▶ Exercise
Repeat exactly and only the lines from the line containing "Emit a Python" through the line containing "plt.rcParams['font.family'] = ['Open", both included.

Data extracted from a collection
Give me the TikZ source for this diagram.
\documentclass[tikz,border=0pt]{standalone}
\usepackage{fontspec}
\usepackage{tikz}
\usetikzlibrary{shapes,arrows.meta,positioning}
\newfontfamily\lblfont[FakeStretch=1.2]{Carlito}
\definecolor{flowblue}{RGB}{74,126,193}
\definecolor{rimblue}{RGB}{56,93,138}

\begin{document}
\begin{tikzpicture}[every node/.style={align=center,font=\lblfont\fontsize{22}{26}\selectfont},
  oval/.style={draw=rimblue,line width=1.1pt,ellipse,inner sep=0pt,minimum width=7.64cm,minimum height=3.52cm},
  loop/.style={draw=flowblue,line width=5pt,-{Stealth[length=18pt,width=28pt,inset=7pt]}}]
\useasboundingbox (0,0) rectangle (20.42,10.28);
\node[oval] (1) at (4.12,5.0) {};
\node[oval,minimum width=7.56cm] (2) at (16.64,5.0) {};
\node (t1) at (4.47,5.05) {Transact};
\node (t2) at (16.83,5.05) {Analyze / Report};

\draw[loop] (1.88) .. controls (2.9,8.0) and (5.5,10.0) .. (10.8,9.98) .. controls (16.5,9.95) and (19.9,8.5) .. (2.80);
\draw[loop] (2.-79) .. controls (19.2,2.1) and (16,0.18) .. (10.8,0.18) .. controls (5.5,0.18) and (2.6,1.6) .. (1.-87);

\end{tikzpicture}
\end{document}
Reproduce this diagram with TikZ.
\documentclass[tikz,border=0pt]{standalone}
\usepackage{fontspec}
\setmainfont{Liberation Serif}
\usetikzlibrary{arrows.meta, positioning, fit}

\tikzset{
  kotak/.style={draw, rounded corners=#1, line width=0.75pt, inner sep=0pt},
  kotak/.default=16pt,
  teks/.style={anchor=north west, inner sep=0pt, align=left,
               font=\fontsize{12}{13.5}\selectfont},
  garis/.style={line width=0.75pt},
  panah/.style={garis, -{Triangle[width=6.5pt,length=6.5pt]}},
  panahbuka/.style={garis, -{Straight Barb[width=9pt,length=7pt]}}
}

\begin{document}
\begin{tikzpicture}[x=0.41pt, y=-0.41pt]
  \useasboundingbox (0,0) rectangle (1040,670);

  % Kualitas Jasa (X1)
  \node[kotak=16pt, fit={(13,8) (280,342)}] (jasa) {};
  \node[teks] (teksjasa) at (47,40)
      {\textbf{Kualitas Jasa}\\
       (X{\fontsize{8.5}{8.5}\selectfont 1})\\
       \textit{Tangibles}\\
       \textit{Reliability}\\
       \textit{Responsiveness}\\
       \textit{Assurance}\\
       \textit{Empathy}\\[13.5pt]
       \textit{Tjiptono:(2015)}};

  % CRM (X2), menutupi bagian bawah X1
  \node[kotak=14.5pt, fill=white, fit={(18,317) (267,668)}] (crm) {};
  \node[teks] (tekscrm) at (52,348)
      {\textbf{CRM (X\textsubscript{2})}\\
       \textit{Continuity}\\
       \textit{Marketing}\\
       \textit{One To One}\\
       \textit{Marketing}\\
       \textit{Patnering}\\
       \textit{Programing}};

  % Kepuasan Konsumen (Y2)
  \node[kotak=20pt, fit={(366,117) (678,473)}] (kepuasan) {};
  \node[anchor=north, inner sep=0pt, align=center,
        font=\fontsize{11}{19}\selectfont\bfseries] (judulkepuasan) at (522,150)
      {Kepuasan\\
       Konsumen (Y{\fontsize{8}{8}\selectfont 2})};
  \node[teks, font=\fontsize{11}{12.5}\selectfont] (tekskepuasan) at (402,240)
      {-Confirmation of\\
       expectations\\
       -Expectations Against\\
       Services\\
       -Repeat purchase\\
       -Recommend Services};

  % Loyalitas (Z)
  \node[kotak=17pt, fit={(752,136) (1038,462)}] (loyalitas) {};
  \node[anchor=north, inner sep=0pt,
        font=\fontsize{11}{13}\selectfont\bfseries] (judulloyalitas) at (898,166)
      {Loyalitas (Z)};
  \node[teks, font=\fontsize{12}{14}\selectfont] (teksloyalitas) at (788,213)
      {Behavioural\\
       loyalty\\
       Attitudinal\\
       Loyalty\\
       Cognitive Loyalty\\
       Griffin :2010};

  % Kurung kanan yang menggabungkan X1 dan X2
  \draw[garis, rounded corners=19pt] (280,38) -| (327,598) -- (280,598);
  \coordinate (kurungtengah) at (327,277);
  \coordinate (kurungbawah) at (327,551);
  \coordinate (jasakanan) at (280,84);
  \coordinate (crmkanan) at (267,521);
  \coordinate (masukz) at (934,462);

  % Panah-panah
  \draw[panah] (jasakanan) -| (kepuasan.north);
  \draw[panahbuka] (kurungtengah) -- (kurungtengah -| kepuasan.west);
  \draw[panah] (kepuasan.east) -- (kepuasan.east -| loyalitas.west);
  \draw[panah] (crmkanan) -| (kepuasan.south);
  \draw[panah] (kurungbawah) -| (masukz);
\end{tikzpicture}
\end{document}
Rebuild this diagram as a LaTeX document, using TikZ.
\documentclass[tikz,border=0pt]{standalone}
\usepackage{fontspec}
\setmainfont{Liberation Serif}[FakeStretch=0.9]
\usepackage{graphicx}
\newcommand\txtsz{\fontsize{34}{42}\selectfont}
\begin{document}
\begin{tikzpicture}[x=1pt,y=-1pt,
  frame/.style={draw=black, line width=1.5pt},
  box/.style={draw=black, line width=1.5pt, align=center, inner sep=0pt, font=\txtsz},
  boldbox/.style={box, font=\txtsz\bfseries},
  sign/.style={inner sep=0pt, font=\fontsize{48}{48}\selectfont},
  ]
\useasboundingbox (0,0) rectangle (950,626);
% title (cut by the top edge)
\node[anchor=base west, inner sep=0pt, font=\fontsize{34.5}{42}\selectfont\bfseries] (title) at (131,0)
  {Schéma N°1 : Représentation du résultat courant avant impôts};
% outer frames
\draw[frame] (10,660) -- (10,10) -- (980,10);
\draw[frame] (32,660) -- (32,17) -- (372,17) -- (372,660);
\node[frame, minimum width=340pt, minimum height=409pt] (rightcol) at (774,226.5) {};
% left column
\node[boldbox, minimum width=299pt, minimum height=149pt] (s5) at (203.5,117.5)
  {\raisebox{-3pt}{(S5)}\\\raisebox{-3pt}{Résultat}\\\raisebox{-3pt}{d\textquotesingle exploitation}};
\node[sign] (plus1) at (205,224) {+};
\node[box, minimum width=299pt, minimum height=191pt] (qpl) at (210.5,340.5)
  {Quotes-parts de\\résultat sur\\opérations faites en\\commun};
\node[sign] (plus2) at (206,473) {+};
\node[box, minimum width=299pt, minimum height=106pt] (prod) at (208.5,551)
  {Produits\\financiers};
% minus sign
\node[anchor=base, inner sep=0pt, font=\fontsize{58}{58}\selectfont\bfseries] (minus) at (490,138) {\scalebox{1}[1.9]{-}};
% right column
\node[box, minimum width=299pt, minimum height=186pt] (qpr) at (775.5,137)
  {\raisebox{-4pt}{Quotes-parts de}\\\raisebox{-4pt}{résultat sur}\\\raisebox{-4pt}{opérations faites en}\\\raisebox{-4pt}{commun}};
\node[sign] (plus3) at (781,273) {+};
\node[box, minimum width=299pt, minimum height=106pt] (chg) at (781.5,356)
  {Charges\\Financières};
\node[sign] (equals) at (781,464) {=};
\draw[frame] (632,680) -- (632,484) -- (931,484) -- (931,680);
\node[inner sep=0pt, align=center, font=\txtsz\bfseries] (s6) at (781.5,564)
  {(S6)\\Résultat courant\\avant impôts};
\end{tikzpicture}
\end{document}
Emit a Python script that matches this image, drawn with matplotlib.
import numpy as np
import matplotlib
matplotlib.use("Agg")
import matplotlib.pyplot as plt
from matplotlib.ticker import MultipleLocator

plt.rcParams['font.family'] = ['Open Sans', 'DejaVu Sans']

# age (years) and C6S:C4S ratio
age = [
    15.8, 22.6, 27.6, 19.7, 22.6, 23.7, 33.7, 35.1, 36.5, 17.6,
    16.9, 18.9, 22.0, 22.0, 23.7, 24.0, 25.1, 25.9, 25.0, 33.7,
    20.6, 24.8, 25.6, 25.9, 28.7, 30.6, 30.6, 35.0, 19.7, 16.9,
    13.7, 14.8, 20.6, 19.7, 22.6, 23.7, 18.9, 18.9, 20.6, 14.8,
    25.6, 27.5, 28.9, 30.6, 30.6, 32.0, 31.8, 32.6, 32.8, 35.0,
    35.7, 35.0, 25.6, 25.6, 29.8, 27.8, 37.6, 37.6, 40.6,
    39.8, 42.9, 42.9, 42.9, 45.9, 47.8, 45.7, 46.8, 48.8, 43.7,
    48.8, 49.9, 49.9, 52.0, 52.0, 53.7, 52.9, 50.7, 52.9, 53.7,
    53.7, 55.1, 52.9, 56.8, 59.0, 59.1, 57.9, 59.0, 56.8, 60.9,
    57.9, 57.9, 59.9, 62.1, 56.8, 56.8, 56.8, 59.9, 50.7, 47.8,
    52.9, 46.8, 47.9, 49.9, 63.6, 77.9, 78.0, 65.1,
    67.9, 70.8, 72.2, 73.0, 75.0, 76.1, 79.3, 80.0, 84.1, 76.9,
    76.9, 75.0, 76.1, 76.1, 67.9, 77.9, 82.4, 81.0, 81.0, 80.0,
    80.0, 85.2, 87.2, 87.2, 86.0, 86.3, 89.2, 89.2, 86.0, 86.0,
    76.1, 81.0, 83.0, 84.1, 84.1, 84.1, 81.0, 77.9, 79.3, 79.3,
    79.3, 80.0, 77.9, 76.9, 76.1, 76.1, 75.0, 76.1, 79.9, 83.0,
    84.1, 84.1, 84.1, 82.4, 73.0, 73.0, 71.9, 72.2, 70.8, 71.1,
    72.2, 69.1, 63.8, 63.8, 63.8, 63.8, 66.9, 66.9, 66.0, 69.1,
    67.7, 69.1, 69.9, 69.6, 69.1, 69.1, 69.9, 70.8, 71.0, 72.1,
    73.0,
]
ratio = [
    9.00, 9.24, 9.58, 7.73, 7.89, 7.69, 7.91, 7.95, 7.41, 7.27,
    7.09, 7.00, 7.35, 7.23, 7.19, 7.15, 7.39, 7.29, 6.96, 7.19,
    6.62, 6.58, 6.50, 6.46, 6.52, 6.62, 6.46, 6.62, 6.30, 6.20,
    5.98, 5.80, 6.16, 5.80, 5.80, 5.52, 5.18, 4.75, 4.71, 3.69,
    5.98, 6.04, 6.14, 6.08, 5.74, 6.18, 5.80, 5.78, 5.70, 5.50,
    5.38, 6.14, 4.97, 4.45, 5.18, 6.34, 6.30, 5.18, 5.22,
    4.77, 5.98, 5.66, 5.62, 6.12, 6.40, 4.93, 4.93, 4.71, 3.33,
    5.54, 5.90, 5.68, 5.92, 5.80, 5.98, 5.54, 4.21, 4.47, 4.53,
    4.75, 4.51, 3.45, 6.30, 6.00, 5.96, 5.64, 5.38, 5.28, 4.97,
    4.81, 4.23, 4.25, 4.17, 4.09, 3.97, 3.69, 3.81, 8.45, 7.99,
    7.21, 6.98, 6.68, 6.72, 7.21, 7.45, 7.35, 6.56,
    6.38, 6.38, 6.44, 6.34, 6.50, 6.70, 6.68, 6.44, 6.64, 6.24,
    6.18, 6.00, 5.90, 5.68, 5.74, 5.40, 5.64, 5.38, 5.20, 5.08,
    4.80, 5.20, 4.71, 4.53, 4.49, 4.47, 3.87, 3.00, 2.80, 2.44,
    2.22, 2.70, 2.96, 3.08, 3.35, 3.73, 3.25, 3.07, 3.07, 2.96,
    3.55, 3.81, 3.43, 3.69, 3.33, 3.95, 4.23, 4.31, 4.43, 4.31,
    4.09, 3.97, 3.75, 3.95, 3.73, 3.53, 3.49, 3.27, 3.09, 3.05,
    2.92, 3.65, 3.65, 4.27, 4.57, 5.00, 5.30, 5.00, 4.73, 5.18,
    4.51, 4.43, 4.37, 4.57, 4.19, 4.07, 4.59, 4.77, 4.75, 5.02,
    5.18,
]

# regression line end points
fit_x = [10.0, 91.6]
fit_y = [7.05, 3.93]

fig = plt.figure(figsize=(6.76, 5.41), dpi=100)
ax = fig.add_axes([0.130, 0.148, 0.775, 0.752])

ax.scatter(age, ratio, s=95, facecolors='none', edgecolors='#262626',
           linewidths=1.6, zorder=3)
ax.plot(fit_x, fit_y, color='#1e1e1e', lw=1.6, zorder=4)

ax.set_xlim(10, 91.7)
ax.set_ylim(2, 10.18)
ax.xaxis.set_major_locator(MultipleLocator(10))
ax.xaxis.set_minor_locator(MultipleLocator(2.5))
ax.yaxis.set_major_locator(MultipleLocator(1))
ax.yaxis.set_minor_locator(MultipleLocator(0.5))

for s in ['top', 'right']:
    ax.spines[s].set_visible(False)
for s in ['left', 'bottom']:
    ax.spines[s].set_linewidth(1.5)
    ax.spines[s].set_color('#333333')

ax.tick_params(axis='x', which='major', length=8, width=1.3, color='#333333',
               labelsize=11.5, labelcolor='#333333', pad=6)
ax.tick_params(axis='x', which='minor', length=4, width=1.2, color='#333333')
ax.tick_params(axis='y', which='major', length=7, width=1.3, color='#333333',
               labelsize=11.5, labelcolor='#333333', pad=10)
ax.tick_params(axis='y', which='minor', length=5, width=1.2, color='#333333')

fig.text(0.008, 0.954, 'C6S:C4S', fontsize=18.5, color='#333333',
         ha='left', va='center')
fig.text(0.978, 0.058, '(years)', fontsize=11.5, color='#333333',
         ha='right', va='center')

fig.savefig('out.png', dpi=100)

▶ The response
Emit a Python script that matches this image, drawn with matplotlib.
import numpy as np
import matplotlib
matplotlib.use("Agg")
import matplotlib.pyplot as plt
from matplotlib.ticker import MultipleLocator

plt.rcParams['font.family'] = ['Open Sans', 'DejaVu Sans']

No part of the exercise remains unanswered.